D. J. Bernstein
Internet mail
Internet mail message header format

Field names and field values

A field is a sequence of lines. A header is a concatenation of fields.

Field names

The first line of a field begins with a name and a colon. The name is a string of one or more graphical ASCII characters other than colons, i.e., bytes between 33 and 126 inclusive other than 58.

For example, the name of the following field is Cc:

     Cc: God@heaven.af.mil,
       angels@heaven.af.mil
A field with name Cc is called a ``Cc field''; similar comments apply to ``To field'' and ``Subject field'' and so on.

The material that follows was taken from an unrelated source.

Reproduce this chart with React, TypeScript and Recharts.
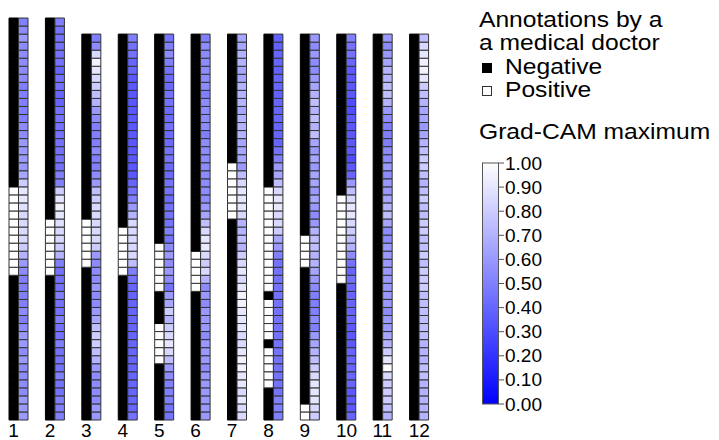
import { BarChart, Bar, XAxis, YAxis, Cell } from 'recharts'

// Rows are listed top to bottom. Annotation: 0 = negative (black), 1 = positive (white).
const columns = ['1', '2', '3', '4', '5', '6', '7', '8', '9', '10', '11', '12']

const ann1 = [0,0,0,0,0,0,0,0,0,0,0,0,0,0,0,0,0,0,0,0,0,1,1,1,1,1,1,1,1,1,1,1,0,0,0,0,0,0,0,0,0,0,0,0,0,0,0,0,0,0]
const ann2 = [0,0,0,0,0,0,0,0,0,0,0,0,0,0,0,0,0,0,0,0,0,0,0,0,0,1,1,1,1,1,1,1,0,0,0,0,0,0,0,0,0,0,0,0,0,0,0,0,0,0]
const ann3 = [0,0,0,0,0,0,0,0,0,0,0,0,0,0,0,0,0,0,0,0,0,0,0,1,1,1,1,1,1,0,0,0,0,0,0,0,0,0,0,0,0,0,0,0,0,0,0,0]
const ann4 = [0,0,0,0,0,0,0,0,0,0,0,0,0,0,0,0,0,0,0,0,0,0,0,0,1,1,1,1,1,1,0,0,0,0,0,0,0,0,0,0,0,0,0,0,0,0,0,0]
const ann5 = [0,0,0,0,0,0,0,0,0,0,0,0,0,0,0,0,0,0,0,0,0,0,0,0,0,0,1,1,1,1,1,1,0,0,0,0,1,1,1,1,1,0,0,0,0,0,0,0]
const ann6 = [0,0,0,0,0,0,0,0,0,0,0,0,0,0,0,0,0,0,0,0,0,0,0,0,0,0,0,1,1,1,1,1,0,0,0,0,0,0,0,0,0,0,0,0,0,0,0,0]
const ann7 = [0,0,0,0,0,0,0,0,0,0,0,0,0,0,0,0,1,1,1,1,1,1,1,0,0,0,0,0,0,0,0,0,0,0,0,0,0,0,0,0,0,0,0,0,0,0,0,0]
const ann8 = [0,0,0,0,0,0,0,0,0,0,0,0,0,0,0,0,0,0,0,1,1,1,1,1,1,1,1,1,1,1,1,1,0,1,1,1,1,1,0,1,1,1,1,1,0,0,0,0]
const ann9 = [0,0,0,0,0,0,0,0,0,0,0,0,0,0,0,0,0,0,0,0,0,0,0,0,0,1,1,1,1,0,0,0,0,0,0,0,0,0,0,0,0,0,0,0,0,0,1,1]
const ann10 = [0,0,0,0,0,0,0,0,0,0,0,0,0,0,0,0,0,0,0,0,1,1,1,1,1,1,1,1,1,1,1,0,0,0,0,0,0,0,0,0,0,0,0,0,0,0,0,0]
const ann11 = [0,0,0,0,0,0,0,0,0,0,0,0,0,0,0,0,0,0,0,0,0,0,0,0,0,0,0,0,0,0,0,0,0,0,0,0,0,0,0,0,0,0,0,0,0,0,0,0]
const ann12 = [0,0,0,0,0,0,0,0,0,0,0,0,0,0,0,0,0,0,0,0,0,0,0,0,0,0,0,0,0,0,0,0,0,0,0,0,0,0,0,0,0,0,0,0,0,0,0,0]

// Grad-CAM maximum per row, 0 (blue) .. 1 (white)
const cam1 = [0.5,0.55,0.6,0.55,0.55,0.55,0.55,0.55,0.5,0.5,0.5,0.5,0.5,0.55,0.55,0.6,0.6,0.6,0.6,0.65,0.8,0.9,0.9,0.88,0.85,0.85,0.85,0.85,0.8,0.7,0.6,0.55,0.5,0.5,0.5,0.5,0.55,0.5,0.55,0.6,0.6,0.55,0.6,0.55,0.55,0.55,0.55,0.6,0.6,0.6]
const cam2 = [0.5,0.45,0.45,0.45,0.45,0.45,0.4,0.45,0.45,0.4,0.4,0.45,0.45,0.45,0.45,0.45,0.45,0.45,0.45,0.5,0.5,0.8,0.9,0.95,0.9,0.88,0.85,0.85,0.8,0.7,0.5,0.45,0.45,0.45,0.5,0.45,0.45,0.5,0.45,0.45,0.5,0.45,0.45,0.45,0.5,0.45,0.45,0.5,0.5,0.5]
const cam3 = [0.5,0.55,0.85,0.95,0.9,0.85,0.8,0.75,0.7,0.6,0.55,0.5,0.5,0.5,0.55,0.5,0.5,0.55,0.6,0.75,0.8,0.85,0.85,0.85,0.85,0.85,0.8,0.6,0.55,0.55,0.55,0.6,0.55,0.55,0.6,0.65,0.75,0.8,0.8,0.75,0.7,0.6,0.55,0.55,0.55,0.55,0.6,0.6]
const cam4 = [0.5,0.45,0.45,0.4,0.4,0.35,0.35,0.35,0.35,0.35,0.35,0.35,0.35,0.35,0.35,0.35,0.35,0.35,0.4,0.45,0.5,0.6,0.7,0.85,0.85,0.85,0.85,0.85,0.75,0.5,0.45,0.4,0.4,0.4,0.4,0.4,0.4,0.4,0.4,0.4,0.4,0.4,0.4,0.4,0.4,0.4,0.4,0.45]
const cam5 = [0.45,0.5,0.55,0.5,0.45,0.42,0.42,0.45,0.45,0.42,0.42,0.45,0.42,0.42,0.45,0.45,0.42,0.42,0.45,0.45,0.42,0.45,0.45,0.45,0.5,0.45,0.55,0.6,0.55,0.6,0.55,0.45,0.6,0.65,0.8,0.7,0.8,0.85,0.9,0.85,0.75,0.6,0.55,0.5,0.5,0.5,0.45,0.45]
const cam6 = [0.5,0.55,0.55,0.55,0.55,0.55,0.55,0.5,0.55,0.55,0.55,0.55,0.5,0.55,0.55,0.55,0.55,0.55,0.55,0.55,0.55,0.6,0.65,0.75,0.85,0.9,0.92,0.85,0.8,0.85,0.7,0.55,0.6,0.55,0.6,0.6,0.6,0.55,0.6,0.6,0.6,0.55,0.6,0.6,0.6,0.6,0.6,0.6]
const cam7 = [0.65,0.65,0.7,0.7,0.65,0.65,0.7,0.7,0.7,0.65,0.7,0.7,0.7,0.65,0.65,0.65,0.6,0.75,0.85,0.9,0.9,0.9,0.85,0.7,0.7,0.75,0.7,0.8,0.85,0.9,0.85,0.9,0.95,0.95,0.9,0.9,0.9,0.85,0.85,0.9,0.95,0.95,0.9,0.9,0.85,0.9,0.85,0.85]
const cam8 = [0.38,0.38,0.4,0.4,0.38,0.4,0.4,0.38,0.4,0.4,0.4,0.4,0.4,0.4,0.45,0.5,0.6,0.65,0.75,0.85,0.9,0.9,0.85,0.85,0.8,0.65,0.6,0.5,0.45,0.45,0.45,0.45,0.45,0.45,0.45,0.45,0.45,0.45,0.45,0.45,0.45,0.45,0.45,0.45,0.45,0.5,0.5,0.5]
const cam9 = [0.6,0.55,0.6,0.55,0.55,0.6,0.65,0.7,0.75,0.7,0.75,0.7,0.75,0.65,0.6,0.65,0.6,0.65,0.65,0.6,0.65,0.6,0.55,0.6,0.7,0.75,0.75,0.7,0.7,0.65,0.6,0.55,0.5,0.5,0.5,0.55,0.5,0.6,0.65,0.7,0.75,0.8,0.85,0.9,0.9,0.9,0.85,0.8]
const cam10 = [0.5,0.45,0.45,0.4,0.35,0.35,0.35,0.35,0.3,0.3,0.35,0.35,0.35,0.35,0.35,0.3,0.35,0.4,0.6,0.75,0.85,0.9,0.9,0.85,0.8,0.75,0.7,0.55,0.45,0.4,0.45,0.4,0.4,0.4,0.4,0.4,0.35,0.35,0.35,0.4,0.4,0.4,0.4,0.4,0.35,0.35,0.35,0.4]
const cam11 = [0.6,0.55,0.6,0.65,0.7,0.7,0.75,0.75,0.7,0.6,0.55,0.5,0.5,0.5,0.55,0.55,0.6,0.55,0.6,0.6,0.65,0.7,0.75,0.65,0.55,0.55,0.6,0.6,0.6,0.6,0.6,0.6,0.6,0.6,0.55,0.6,0.6,0.65,0.7,0.8,0.9,0.98,0.85,0.8,0.8,0.8,0.75,0.7]
const cam12 = [0.75,0.85,0.9,0.95,0.95,0.9,0.8,0.75,0.7,0.65,0.65,0.6,0.65,0.7,0.75,0.8,0.8,0.75,0.7,0.75,0.8,0.75,0.75,0.8,0.8,0.75,0.75,0.8,0.75,0.8,0.8,0.8,0.75,0.75,0.75,0.75,0.75,0.75,0.7,0.7,0.7,0.75,0.75,0.7,0.7,0.7,0.7,0.7]

const colorbarTicks = ['1.00', '0.90', '0.80', '0.70', '0.60', '0.50', '0.40', '0.30', '0.20', '0.10', '0.00']

const annotations = [ann1, ann2, ann3, ann4, ann5, ann6, ann7, ann8, ann9, ann10, ann11, ann12]
const gradcam = [cam1, cam2, cam3, cam4, cam5, cam6, cam7, cam8, cam9, cam10, cam11, cam12]

const MAX_ROWS = Math.max(...annotations.map((a) => a.length))
const FONT = '"Liberation Sans", Arial, sans-serif'
const BORDER = '#333'

// every cell is one unit tall; stacks grow from the bottom so stack slot k is row (n - 1 - k)
const data = columns.map((name, c) => {
  const row: Record<string, string | number> = { name }
  const n = annotations[c].length
  for (let k = 0; k < MAX_ROWS; k++) {
    row[`a${k}`] = k < n ? 1 : 0
    row[`g${k}`] = k < n ? 1 : 0
  }
  return row
})

const camColor = (v: number) => {
  const c = Math.round(255 * v)
  return `rgb(${c},${c},255)`
}

const slots = Array.from({ length: MAX_ROWS }, (_, k) => k)

function ColumnTick({ x, y, payload }: any) {
  return (
    <text x={x - 10} y={y} dy={17} fontSize={19} fontFamily={FONT} fill="#000" textAnchor="start">
      {payload.value}
    </text>
  )
}

function Legend() {
  const barTop = 163
  const barH = 241
  const step = barH / (colorbarTicks.length - 1)
  const title = (label: string, x: number, y: number) => (
    <text transform={`translate(${x} ${y}) scale(1.12 1)`} fontSize={22} fontFamily={FONT} fill="#000">
      {label}
    </text>
  )
  return (
    <svg width={719} height={440} style={{ position: 'absolute', left: 0, top: 0, pointerEvents: 'none' }}>
      <defs>
        <linearGradient id="camGrad" x1="0" y1="0" x2="0" y2="1">
          <stop offset="0%" stopColor="#ffffff" />
          <stop offset="100%" stopColor="#0000ff" />
        </linearGradient>
      </defs>
      {title('Annotations by a', 479, 27)}
      {title('a medical doctor', 479, 50)}
      <rect x={482} y={63} width={10} height={10} fill="#000" />
      {title('Negative', 505, 74)}
      <rect x={482.5} y={86.5} width={9} height={9} fill="#fff" stroke={BORDER} />
      {title('Positive', 505, 97)}
      {title('Grad-CAM maximum', 479, 139)}
      <rect x={482.5} y={barTop} width={16} height={barH} fill="url(#camGrad)" stroke="#555" />
      {colorbarTicks.map((t, i) => (
        <g key={t}>
          <line x1={498.5} x2={504} y1={barTop + i * step} y2={barTop + i * step} stroke="#555" />
          <text x={505} y={barTop + i * step + 6.5} fontSize={19} fontFamily={FONT} fill="#000">
            {t}
          </text>
        </g>
      ))}
    </svg>
  )
}

export default function App() {
  return (
    <div style={{ position: 'absolute', left: 0, top: 0, width: 719, height: 440, background: '#fff' }}>
      <BarChart
        width={437}
        height={440}
        data={data}
        margin={{ top: 18, right: 0, bottom: 0, left: 0 }}
        barSize={9.5}
        barGap={0}
      >
        <XAxis
          dataKey="name"
          axisLine={false}
          tickLine={false}
          tickSize={0}
          tickMargin={0}
          height={20}
          interval={0}
          tick={<ColumnTick />}
        />
        <YAxis hide type="number" domain={[0, MAX_ROWS]} />
        {slots.map((k) => (
          <Bar key={`a${k}`} dataKey={`a${k}`} stackId="ann" isAnimationActive={false}>
            {data.map((_, c) => {
              const n = annotations[c].length
              const v = k < n ? annotations[c][n - 1 - k] : 0
              return <Cell key={c} fill={v ? '#fff' : '#000'} stroke={v ? BORDER : '#000'} strokeWidth={1} />
            })}
          </Bar>
        ))}
        {slots.map((k) => (
          <Bar key={`g${k}`} dataKey={`g${k}`} stackId="cam" isAnimationActive={false}>
            {data.map((_, c) => {
              const n = gradcam[c].length
              const v = k < n ? gradcam[c][n - 1 - k] : 1
              return <Cell key={c} fill={camColor(v)} stroke={BORDER} strokeWidth={1} />
            })}
          </Bar>
        ))}
      </BarChart>
      <Legend />
    </div>
  )
}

I recommend against using field name characters other than letters, digits, and hyphens. One program reportedly has trouble with field names containing underscores.

Spaces before the colon

Spaces and tabs are not permitted between the field name and the colon:
     Subject : This is an invalid field
822bis explicitly prohibits spaces; several readers (reported: mpack, Cyrus imapd, AMS, and metamail) choke if they see spaces.

However, 822 allowed spaces and tabs before the colon, and there are (unconfirmed) rumors of old messages that include spaces before the colon, so I recommend that readers allow spaces and tabs.

Field values

The value of a field is a string of bytes, consisting of all bytes in the field after the first colon. In other words, it is the concatenation of all the lines in the field, except for the starting name and colon.

For example, the value of the Cc field shown above is

     God@heaven.af.mil,  angels@heaven.af.mil
with two spaces after the comma.

The position of line breaks within a field is irrelevant to the field value. In principle, writers can insert a line break before any space or tab. (822 suggests a more restrictive rule, but it then immediately gives examples disobeying the restrictions.) For example, the field

     From: "The boss" < God @ heaven. af (Air Force).mil>
has the same value as the field
     From:
      "The
      boss"
      < God
      @
      heaven. af (Air
      Force).mil>
In practice, many clients are confused by almost all line breaks within fields, except for line breaks between addresses in a recipient list. Note also that invisible lines are unsafe.

822 states incorrectly that \012 and \015 cannot appear inside field values. 822bis imposes this as a requirement.

Note that there is not necessarily a space after the colon:

     Subject:This is valid

Field semantics

The meaning of a field depends on (1) its name and (2) its value.

Many names have globally recognized semantics. The list of well-known names is constantly expanding; furthermore, writers are allowed to create user-defined fields with new names. Header-reading programs have to be able to handle fields with unrecognized names.

822 specified that all field names are interpreted without regard to case; so Cc and cC and CC and cc have the same meaning. This flexibility is used in practice; for example, many messages have Message-ID, and many messages have Message-Id. On the other hand, the elm filter program looks for only Cc, not cc or CC or cC; and many versions of the vacation program look for only To, not to or TO or tO.

Interaction between fields

A single header can contain several fields with the same name. Most messages received through SMTP contain two or more Received fields. However, the semantics of repeated fields are undefined for most field names. Some names are required to show up at most once.

822 suggested, but explicitly did not require, that writers use a particular order for some popular fields: Received, Date, From, Subject, Sender, To, Cc. In practice, those fields appear in several different orders. For example, readers cannot assume that From appears before To.